[Begin Raw data]

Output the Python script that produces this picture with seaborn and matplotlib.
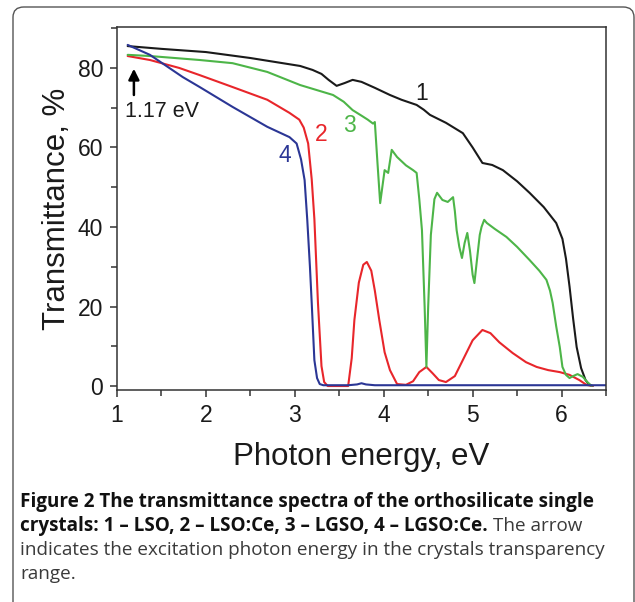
import matplotlib
matplotlib.use('Agg')
import matplotlib.pyplot as plt
from matplotlib.patches import FancyBboxPatch
from matplotlib.ticker import MultipleLocator
import seaborn as sns

# 1 - LSO (black)
lso_x = [1.12, 1.5, 2.0, 2.5, 3.06, 3.2, 3.3, 3.38, 3.47, 3.56, 3.65, 3.75, 3.9, 4.07, 4.2, 4.37,
         4.45, 4.52, 4.7, 4.89, 5.0, 5.11, 5.22, 5.34, 5.5, 5.64, 5.8, 5.94, 6.01, 6.05, 6.09,
         6.13, 6.17, 6.22, 6.27, 6.31, 6.35]
lso_y = [85.5, 84.8, 84.0, 82.5, 80.5, 79.5, 78.5, 77.0, 75.5, 76.2, 77.0, 76.5, 75.0, 73.2, 72.0, 70.7,
         69.5, 68.2, 66.2, 63.6, 60.0, 56.1, 55.6, 54.3, 51.5, 48.6, 45.0, 41.0, 37.0, 32.0, 25.0,
         17.0, 9.8, 4.5, 1.5, 0.3, 0.0]

# 2 - LSO:Ce (red)
lsoce_x = [1.12, 1.37, 1.7, 1.93, 2.3, 2.69, 2.94, 3.05, 3.10, 3.15, 3.19, 3.22, 3.26, 3.30, 3.33,
           3.37, 3.45, 3.6, 3.64, 3.67, 3.72, 3.77, 3.81, 3.86, 3.9, 3.95, 4.01, 4.07, 4.15, 4.25,
           4.33, 4.4, 4.48, 4.55, 4.62, 4.7, 4.8, 4.9, 5.0, 5.11, 5.2, 5.3, 5.45, 5.6, 5.72, 5.85,
           5.98, 6.09, 6.2, 6.28, 6.35]
lsoce_y = [83.0, 82.0, 80.0, 78.2, 75.2, 72.0, 68.7, 67.0, 65.0, 61.0, 52.0, 42.0, 21.0, 5.0, 1.0,
           0.0, 0.0, 0.0, 7.0, 16.6, 26.0, 30.5, 31.2, 29.0, 24.0, 16.6, 8.5, 4.0, 0.5, 0.3,
           1.2, 3.5, 4.8, 3.2, 1.5, 1.0, 2.5, 7.0, 11.5, 14.1, 13.3, 11.0, 8.3, 6.0, 4.8, 4.0,
           3.5, 2.8, 1.5, 0.3, 0.0]

# 3 - LGSO (green)
lgso_x = [1.12, 1.37, 1.93, 2.3, 2.69, 3.06, 3.43, 3.55, 3.65, 3.75, 3.82, 3.88, 3.90, 3.93, 3.96,
          4.01, 4.05, 4.09, 4.15, 4.25, 4.33, 4.37, 4.40, 4.43, 4.46, 4.48, 4.50, 4.53, 4.57, 4.60,
          4.66, 4.72, 4.78, 4.80, 4.82, 4.85, 4.88, 4.91, 4.94, 4.97, 5.00, 5.02, 5.05, 5.08, 5.10,
          5.13, 5.16, 5.25, 5.38, 5.5, 5.64, 5.75, 5.83, 5.87, 5.90, 5.94, 5.98, 6.01, 6.05, 6.09,
          6.13, 6.18, 6.24, 6.29, 6.34]
lgso_y = [83.3, 83.0, 82.0, 81.2, 79.0, 75.7, 73.2, 71.5, 69.4, 68.0, 67.0, 66.0, 66.4, 56.0, 46.0,
          54.3, 53.6, 59.4, 57.6, 55.5, 54.3, 53.6, 47.0, 39.2, 20.0, 4.8, 20.0, 38.0, 47.0, 48.6,
          46.8, 46.3, 47.5, 44.0, 39.2, 35.0, 32.2, 36.0, 38.5, 34.0, 28.0, 25.9, 32.0, 38.0, 40.0,
          41.8, 41.0, 39.5, 37.5, 35.0, 31.7, 29.0, 26.7, 24.0, 20.9, 15.0, 9.8, 4.8, 2.8, 2.0,
          2.5, 3.0, 2.3, 1.0, 0.0]

# 4 - LGSO:Ce (blue)
lgsoce_x = [1.12, 1.37, 1.74, 1.93, 2.3, 2.69, 2.94, 3.02, 3.07, 3.11, 3.14, 3.17, 3.19, 3.22, 3.25,
            3.28, 3.32, 3.6, 3.7, 3.75, 3.8, 3.9, 6.5]
lgsoce_y = [85.8, 83.3, 77.7, 75.2, 70.2, 65.2, 62.6, 61.0, 57.0, 51.8, 41.8, 30.0, 20.9, 6.5, 2.0,
            0.5, 0.2, 0.2, 0.4, 0.7, 0.4, 0.2, 0.2]

curve_labels = ['1', '2', '3', '4']
curve_colors = ['#1a1a1a', '#e8262b', '#4db548', '#2b3695']
label_x = [4.43, 3.30, 3.62, 2.89]
label_y = [73.7, 63.3, 65.6, 58.0]

caption_bold_1 = 'Figure 2 The transmittance spectra of the orthosilicate single'
caption_bold_2 = 'crystals: 1 \u2013 LSO, 2 \u2013 LSO:Ce, 3 \u2013 LGSO, 4 \u2013 LGSO:Ce.'
caption_reg_2 = 'The arrow'
caption_reg_3 = 'indicates the excitation photon energy in the crystals transparency'
caption_reg_4 = 'range.'

sns.set_style('ticks')
plt.rcParams['font.family'] = ['Liberation Sans', 'DejaVu Sans']

W, H = 635, 602
fig = plt.figure(figsize=(W / 100, H / 100), dpi=100)
ax = fig.add_axes([117 / W, 1 - 390 / H, (606 - 117) / W, (390 - 27) / H])

curves = [(lso_x, lso_y), (lsoce_x, lsoce_y), (lgso_x, lgso_y), (lgsoce_x, lgsoce_y)]
for (xs, ys), col in zip(curves, curve_colors):
    sns.lineplot(x=xs, y=ys, sort=False, estimator=None, color=col, lw=1.5, ax=ax)

for lab, lx, ly, col in zip(curve_labels, label_x, label_y, curve_colors):
    ax.text(lx, ly, lab, color=col, fontsize=16.5, ha='center', va='center')

# excitation arrow
ax.annotate('', xy=(1.19, 80.5), xytext=(1.19, 72.5),
            arrowprops=dict(arrowstyle='-|>', color='black', lw=1.8, mutation_scale=16))
ax.text(1.09, 69.0, '1.17 eV', fontsize=15.5, ha='left', va='center', color='#1a1a1a')

ax.set_xlim(1, 6.5)
ax.set_ylim(-1, 90.3)
ax.xaxis.set_major_locator(MultipleLocator(1))
ax.xaxis.set_minor_locator(MultipleLocator(0.5))
ax.yaxis.set_major_locator(MultipleLocator(20))
ax.yaxis.set_minor_locator(MultipleLocator(10))
ax.tick_params(which='both', direction='out', top=False, right=False, color='#333333', width=1.1)
ax.tick_params(which='major', length=5, labelsize=16.5, pad=5, labelcolor='#1a1a1a')
ax.tick_params(which='minor', length=4)
for sp in ax.spines.values():
    sp.set_visible(True)
    sp.set_color('#333333')
    sp.set_linewidth(1.1)

ax.set_xlabel('Photon energy, eV', fontsize=22.5, labelpad=11, color='#1a1a1a')
ax.set_ylabel('Transmittance, %', fontsize=22.5, labelpad=4, color='#1a1a1a')

# rounded frame
frame = FancyBboxPatch((13 / W, -0.1), (634 - 13) / W, 1 - 7 / H + 0.1,
                       boxstyle='round,pad=0,rounding_size=0.017', transform=fig.transFigure,
                       fill=False, ec='#555555', lw=1.0)
fig.add_artist(frame)

# caption, sized so the first line runs to about x = 592 px
cap_font = ['Open Sans', 'DejaVu Sans']
x0 = 20 / W
base = [507, 531, 555, 579]
fig.canvas.draw()
rend = fig.canvas.get_renderer()
t1 = fig.text(x0, 1 - base[0] / H, caption_bold_1, family=cap_font, fontweight='bold',
              fontsize=12, color='#111111', va='baseline')
fs = 12 * 572 / t1.get_window_extent(rend).width
t1.set_fontsize(fs)
b2 = fig.text(x0, 1 - base[1] / H, caption_bold_2, family=cap_font, fontweight='bold',
              fontsize=fs, color='#111111', va='baseline')
bw = b2.get_window_extent(rend).width
fig.text(x0 + (bw + 5) / W, 1 - base[1] / H, caption_reg_2,
         family=cap_font, fontsize=fs, color='#3a3a3a', va='baseline')
fig.text(x0, 1 - base[2] / H, caption_reg_3,
         family=cap_font, fontsize=fs, color='#3a3a3a', va='baseline')
fig.text(x0, 1 - base[3] / H, caption_reg_4,
         family=cap_font, fontsize=fs, color='#3a3a3a', va='baseline')

fig.savefig('out.png', dpi=100)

[End Raw data]

Written task
Exactly as written, please give again the lines from the beginning of the listing through the line containing "17.0, 9.8, 4.5, 1.5, 0.3, 0.0]", inclusive, without any pictures.

Expected answer
Output the Python script that produces this picture with seaborn and matplotlib.
import matplotlib
matplotlib.use('Agg')
import matplotlib.pyplot as plt
from matplotlib.patches import FancyBboxPatch
from matplotlib.ticker import MultipleLocator
import seaborn as sns

# 1 - LSO (black)
lso_x = [1.12, 1.5, 2.0, 2.5, 3.06, 3.2, 3.3, 3.38, 3.47, 3.56, 3.65, 3.75, 3.9, 4.07, 4.2, 4.37,
         4.45, 4.52, 4.7, 4.89, 5.0, 5.11, 5.22, 5.34, 5.5, 5.64, 5.8, 5.94, 6.01, 6.05, 6.09,
         6.13, 6.17, 6.22, 6.27, 6.31, 6.35]
lso_y = [85.5, 84.8, 84.0, 82.5, 80.5, 79.5, 78.5, 77.0, 75.5, 76.2, 77.0, 76.5, 75.0, 73.2, 72.0, 70.7,
         69.5, 68.2, 66.2, 63.6, 60.0, 56.1, 55.6, 54.3, 51.5, 48.6, 45.0, 41.0, 37.0, 32.0, 25.0,
         17.0, 9.8, 4.5, 1.5, 0.3, 0.0]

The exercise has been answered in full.